90% is still pretty good as far as smart battery chargers go but I don't like going through all the hassle of designing a super efficient vehicle, only to then throw away 10% efficiency (and hard earned solar energy), just like that. But what's a green guy to do?
This battery charger is small (as far as EV chargers go). Using a regular 120V outlet in my garage and after driving 40 miles, it takes 7 hours and 8 kWh to charge back up to 100%. That works out to an energy usage of 5 miles per kWh or 200 watt-hours per mile. It restores the battery pack's charge at the rate of ~6 miles worth of range per hour of charging.
Current Leakage:
I work a 4-10 schedule. If I don't drive the car or charge it all weekend, it will sit idle for up to 3 1/2 days before I need to go back to work, I have noticed that the battery pack looses almost 1.5 kWh of its energy during this time.

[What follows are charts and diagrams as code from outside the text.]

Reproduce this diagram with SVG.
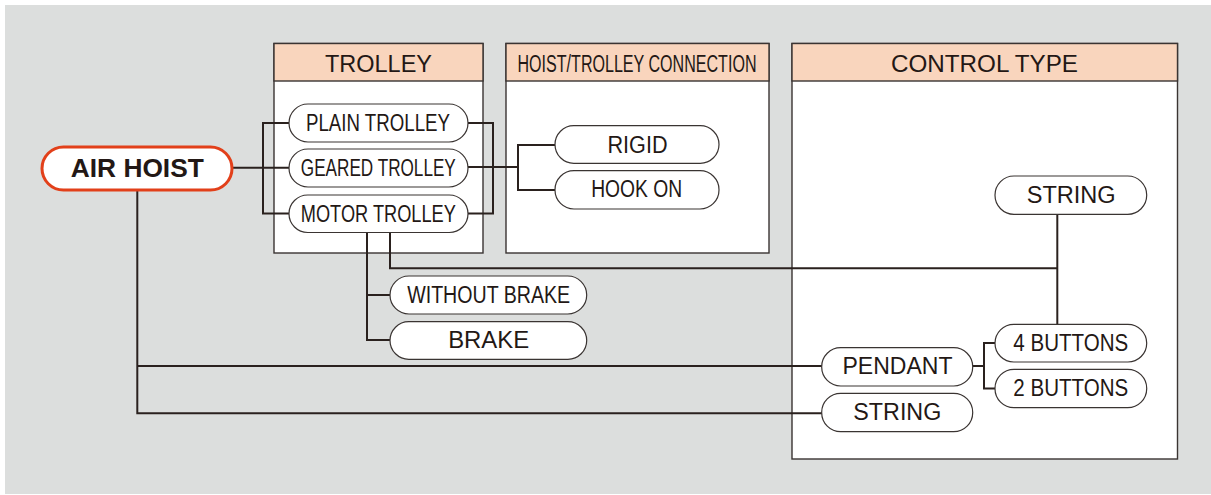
<svg xmlns="http://www.w3.org/2000/svg" width="1211" height="495" viewBox="0 0 1211 495">
<style>
.bg{fill:#dcdedd}
.box{fill:#ffffff;stroke:#3a3432;stroke-width:1.4}
.hdr{fill:#f9d5bd;stroke:#3a3432;stroke-width:1.4}
.pill{fill:#ffffff;stroke:#3a3432;stroke-width:1.2}
.main{fill:#ffffff;stroke:#e2401a;stroke-width:3}
.t{font-family:"Liberation Sans",Arial,sans-serif;font-size:23px;fill:#231815;text-anchor:middle}
.h{font-size:23.5px}
.b{font-weight:bold;font-size:26px}
.ln{fill:none;stroke:#2a211e;stroke-width:2}
</style>
<rect class="bg" x="5" y="5" width="1206" height="489"/>

<g id="trolley-panel">
<rect class="box" x="274" y="43.5" width="209" height="209.5"/>
<rect class="hdr" x="274" y="43.5" width="209" height="37.5"/>
<text class="t h" x="378.5" y="71.7" textLength="107" lengthAdjust="spacingAndGlyphs">TROLLEY</text>
</g>
<g id="connection-panel">
<rect class="box" x="506" y="43.5" width="263" height="209.5"/>
<rect class="hdr" x="506" y="43.5" width="263" height="37.5"/>
<text class="t h" x="637" y="71.7" textLength="239" lengthAdjust="spacingAndGlyphs">HOIST/TROLLEY CONNECTION</text>
</g>
<g id="control-panel">
<rect class="box" x="792" y="43.5" width="385.5" height="415.5"/>
<rect class="hdr" x="792" y="43.5" width="385.5" height="37.5"/>
<text class="t h" x="984.5" y="71.7" textLength="187" lengthAdjust="spacingAndGlyphs">CONTROL TYPE</text>
</g>

<g id="connectors">
<path class="ln" d="M232 167.7H289"/>
<path class="ln" d="M289 123H263V213.5H289"/>
<path class="ln" d="M468 123H493V213.5H468"/>
<path class="ln" d="M468 167H518"/>
<path class="ln" d="M555 145H518V190H555"/>
<path class="ln" d="M137.3 190V413.3H822"/>
<path class="ln" d="M137.3 366H822"/>
<path class="ln" d="M972.7 366H984"/>
<path class="ln" d="M995 343H984V388.5H995"/>
<path class="ln" d="M367 232V340H390"/>
<path class="ln" d="M367 295H390"/>
<path class="ln" d="M390 232V268.3H1057.3"/>
<path class="ln" d="M1057.3 214V324.3"/>
</g>

<g id="air-hoist">
<rect class="main" x="42" y="147" width="190" height="43" rx="21.5"/>
<text class="t b" x="137.3" y="177.3" textLength="133" lengthAdjust="spacingAndGlyphs">AIR HOIST</text>
</g>
<g id="plain-trolley">
<rect class="pill" x="289" y="104" width="179" height="38" rx="19"/>
<text class="t" x="378" y="131" textLength="144" lengthAdjust="spacingAndGlyphs">PLAIN TROLLEY</text>
</g>
<g id="geared-trolley">
<rect class="pill" x="289" y="149" width="179" height="38" rx="19"/>
<text class="t" x="378.3" y="175.7" textLength="155" lengthAdjust="spacingAndGlyphs">GEARED TROLLEY</text>
</g>
<g id="motor-trolley">
<rect class="pill" x="289" y="195" width="179" height="37.5" rx="18.75"/>
<text class="t" x="378.3" y="221.7" textLength="155" lengthAdjust="spacingAndGlyphs">MOTOR TROLLEY</text>
</g>
<g id="rigid">
<rect class="pill" x="555" y="125.7" width="164" height="37.6" rx="18.8"/>
<text class="t" x="637.5" y="152.7" textLength="60" lengthAdjust="spacingAndGlyphs">RIGID</text>
</g>
<g id="hook-on">
<rect class="pill" x="555" y="170.7" width="164" height="38.3" rx="19"/>
<text class="t" x="636.7" y="197.3" textLength="91" lengthAdjust="spacingAndGlyphs">HOOK ON</text>
</g>
<g id="without-brake">
<rect class="pill" x="390" y="276" width="196.7" height="38" rx="19"/>
<text class="t" x="488.7" y="302.7" textLength="163" lengthAdjust="spacingAndGlyphs">WITHOUT BRAKE</text>
</g>
<g id="brake">
<rect class="pill" x="390" y="321.7" width="196.7" height="37.6" rx="18.8"/>
<text class="t" x="488.7" y="348.3" textLength="81" lengthAdjust="spacingAndGlyphs">BRAKE</text>
</g>
<g id="string-top">
<rect class="pill" x="995" y="176" width="151.7" height="38.3" rx="19"/>
<text class="t" x="1071.2" y="202.7" textLength="89" lengthAdjust="spacingAndGlyphs">STRING</text>
</g>
<g id="four-buttons">
<rect class="pill" x="995" y="324.3" width="151.7" height="37.7" rx="18.8"/>
<text class="t" x="1070.8" y="350.7" textLength="115" lengthAdjust="spacingAndGlyphs">4 BUTTONS</text>
</g>
<g id="two-buttons">
<rect class="pill" x="995" y="369.3" width="151.7" height="38.4" rx="19"/>
<text class="t" x="1070.8" y="395.7" textLength="115" lengthAdjust="spacingAndGlyphs">2 BUTTONS</text>
</g>
<g id="pendant">
<rect class="pill" x="821.7" y="347.7" width="151" height="38.3" rx="19"/>
<text class="t" x="897.5" y="374.3" textLength="110" lengthAdjust="spacingAndGlyphs">PENDANT</text>
</g>
<g id="string-bottom">
<rect class="pill" x="821.7" y="393.3" width="151" height="38.4" rx="19"/>
<text class="t" x="897.3" y="420" textLength="88" lengthAdjust="spacingAndGlyphs">STRING</text>
</g>
</svg>
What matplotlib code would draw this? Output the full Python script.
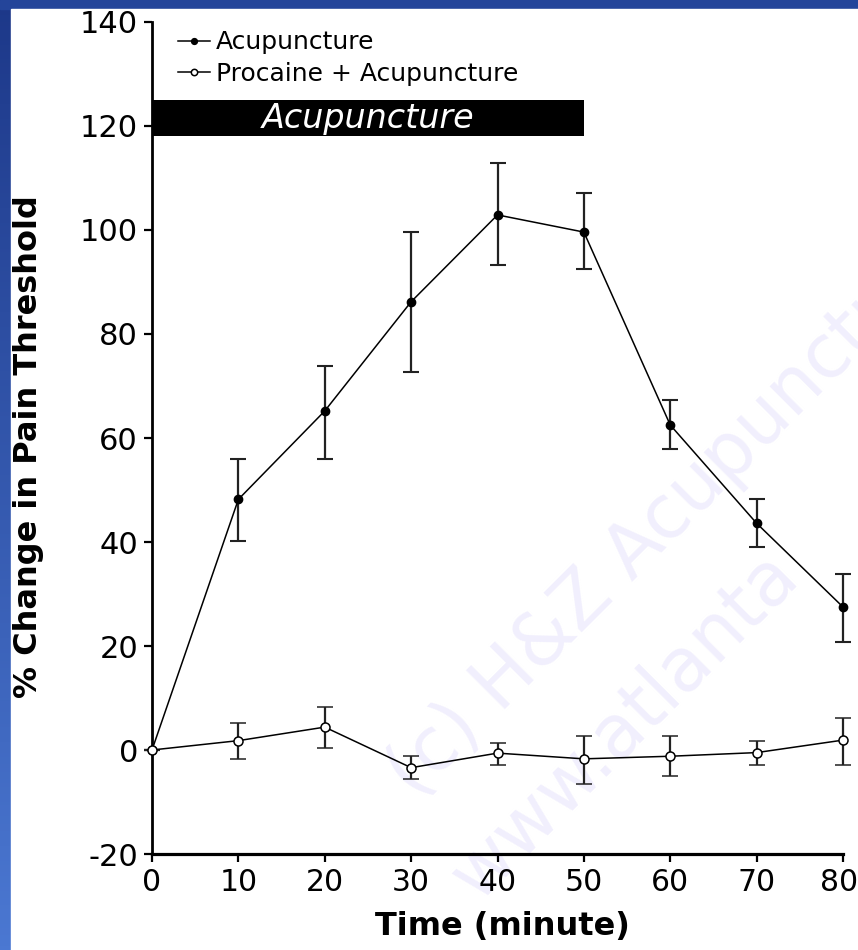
import numpy as np
import matplotlib
matplotlib.use('Agg')
import matplotlib.pyplot as plt
import matplotlib.transforms as mtransforms
from matplotlib.colors import LinearSegmentedColormap
from matplotlib.patches import Rectangle

plt.rcParams['axes.unicode_minus'] = False

# data
time = [0, 10, 20, 30, 40, 50, 60, 70, 80]

acu_mean = [0, 48.2, 65.2, 86.2, 102.9, 99.6, 62.5, 43.6, 27.5]
acu_lo = [0, 40.1, 55.9, 72.7, 93.3, 92.5, 57.9, 39.0, 20.8]
acu_hi = [0, 55.9, 73.8, 99.6, 112.9, 107.1, 67.3, 48.3, 33.8]

proc_mean = [0, 1.8, 4.4, -3.4, -0.6, -1.7, -1.2, -0.5, 1.9]
proc_lo = [0, -1.7, 0.3, -5.6, -2.8, -6.5, -5.0, -2.8, -2.8]
proc_hi = [0, 5.1, 8.3, -1.2, 1.3, 2.6, 2.6, 1.7, 6.1]

stim_start, stim_end = 0, 50
stim_lo, stim_hi = 118, 125

W, H = 858, 950

fig = plt.figure(figsize=(W / 100, H / 100), dpi=100)

# slide background: blue strip on left / top, white panel
bg = fig.add_axes([0, 0, 1, 1], zorder=-10)
cmap = LinearSegmentedColormap.from_list('slide', ['#1d3889', '#4b78d2'])
bg.imshow(np.linspace(0, 1, 256)[:, None], aspect='auto', cmap=cmap,
          extent=[0, 1, 0, 1], origin='upper')
bg.add_patch(Rectangle((0, 1 - 9 / H), 1, 9 / H, color='#24459a',
                       transform=bg.transAxes))
bg.add_patch(Rectangle((11 / W, 0), 1, 1 - 9 / H, color='white',
                       transform=bg.transAxes))
bg.set_xlim(0, 1)
bg.set_ylim(0, 1)
bg.axis('off')

ax = fig.add_axes([152 / W, 96 / H, 691 / W, 832 / H])
ax.patch.set_alpha(0)

# watermark (runs off the right edge as in the slide)
wm = dict(rotation=45, rotation_mode='anchor', ha='left', va='baseline',
          fontsize=53, color='#f1effd', transform=fig.transFigure,
          clip_on=False, zorder=0.5)
ax.text(415 / W, 1 - 800 / H, '(c) H&Z Acupuncture', **wm)
ax.text(478 / W, 1 - 902 / H, 'www.atlanta', **wm)

acu_err = [np.subtract(acu_mean, acu_lo), np.subtract(acu_hi, acu_mean)]
proc_err = [np.subtract(proc_mean, proc_lo), np.subtract(proc_hi, proc_mean)]

l1 = ax.errorbar(time, acu_mean, yerr=acu_err, color='black', lw=1.1,
                 marker='o', ms=6, mfc='black', mec='black',
                 ecolor='#222222', elinewidth=1.6, capsize=6, capthick=1.5,
                 label='Acupuncture', zorder=3)
l2 = ax.errorbar(time, proc_mean, yerr=proc_err, color='black', lw=1.1,
                 marker='o', ms=6.5, mfc='white', mec='black', mew=1.1,
                 ecolor='#222222', elinewidth=1.6, capsize=6, capthick=1.5,
                 label='Procaine + Acupuncture', zorder=4)
for c in (l1, l2):
    for art in c.get_children():
        art.set_clip_on(False)

# stimulation period bar
ax.barh((stim_lo + stim_hi) / 2, stim_end - stim_start, height=stim_hi - stim_lo,
        left=stim_start, color='black', zorder=2)
ax.text((stim_start + stim_end) / 2, (stim_lo + stim_hi) / 2, 'Acupuncture',
        color='white', style='italic', fontsize=24, ha='center', va='center',
        zorder=3)

ax.set_xlim(0, 80)
ax.set_ylim(-20, 140)
ax.set_xticks(time)
ax.set_yticks(np.arange(-20, 141, 20))

for s in ['top', 'right']:
    ax.spines[s].set_visible(False)
ax.spines['left'].set_linewidth(2.0)
ax.spines['bottom'].set_linewidth(2.3)
ax.tick_params(direction='out', length=6, width=1.6, labelsize=22, pad=4)
ax.tick_params(axis='x', labelsize=21.5)

# keep the last x label inside the slide
fig.canvas.draw()
last = ax.get_xticklabels()[-1]
last.set_transform(last.get_transform() +
                   mtransforms.ScaledTranslation(-4 / 100, 0, fig.dpi_scale_trans))

ax.set_xlabel('Time (minute)', fontsize=23, fontweight='bold')
ax.set_ylabel('% Change in Pain Threshold', fontsize=23, fontweight='bold')
ax.xaxis.set_label_coords(0.5065, -0.0685)
ax.yaxis.set_label_coords(-0.156, 0.49)

ax.legend(handles=[l1[0], l2[0]], labels=['Acupuncture', 'Procaine + Acupuncture'],
          loc='upper left', bbox_to_anchor=(0.0376, 0.99), frameon=False,
          fontsize=18, handlelength=1.28, handletextpad=0.24, labelspacing=0.3,
          borderpad=0, borderaxespad=0, markerscale=0.7)

plt.savefig('out.png', dpi=100)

The DC-DC converter is always on and constantly supplies power to the clock and other electronics in the car. The motor speed controller also has power supplied through a bleeder resistor. On the high side, I can measure a 110mA current draw all the time. At 80 VDC, this is only a 8.8 watt continuous power draw and would account for about 3/4 kWh of energy loss over a 3.5 day period. I don't yet know where the other 3/4 kWh is going. But I do know it is cumulative over time. Maybe it's internal leakage in the battery pack itself?
Motor Issues:
In hind sight, the motor I chose for this design is probably too small. While it is peppy and its performance is perfectly adequate for my freeway driving needs, it does tend to get hot when I push it to hard for too long. While adding aeromods reduced current draw and extended the battery range, they also restricted airflow to the motor, causing it to heat up even more.
In January 2013, after loading up with 350 lbs of wheat, white flour, sugar and oats, I drove 65 mph for 30 miles back to my house. I may have overdone it on that trip because when I got home the motor smelled really really hot; and it was.
I added a duct to keep the motor's air flow and cooling under control.
I also moved one of the BMS temperatures sensors onto the motor so I could better monitor its own temperature. That helped a lot but I soon discovered (6 weeks later), that the damage had already been done.
One day, I was running an errand during my lunch break. I accelerated hard at a light and immediately noticed a jerky loss in performance coming from the motor. It first I thought it was my home-made shaft coupler breaking a weld, (This happened once to me once in my EV pickup truck). But this time, I still had power and was still able to drive the vehicle back to work. The motor was making funny noises and acting really jerky the whole time.
After work, decided it would be safer to drive home on the back roads instead of the freeway. As I was about 2 miles into my commute, the current draw started varying wildly and the motor was now delivering power in brief surges. Then nothing. No spinning, no noise, no movement at all.
I called up my good buddy Austin who was leaving work around the same time. He gave me a 20 mile tow home using his Toyota Camry. Luckily Geo's are super light. Thanks Austin, I owe you big time.
Upon investigation, a cracked brush caused a buss-bar inside the back of the motor to overheat, which in turn, (over time), caused a screw to back out, overheat and eventually melt. When that screw (connecting 2 buss-bars together) melted, it opened the circuit inside the series permanent magnet motor.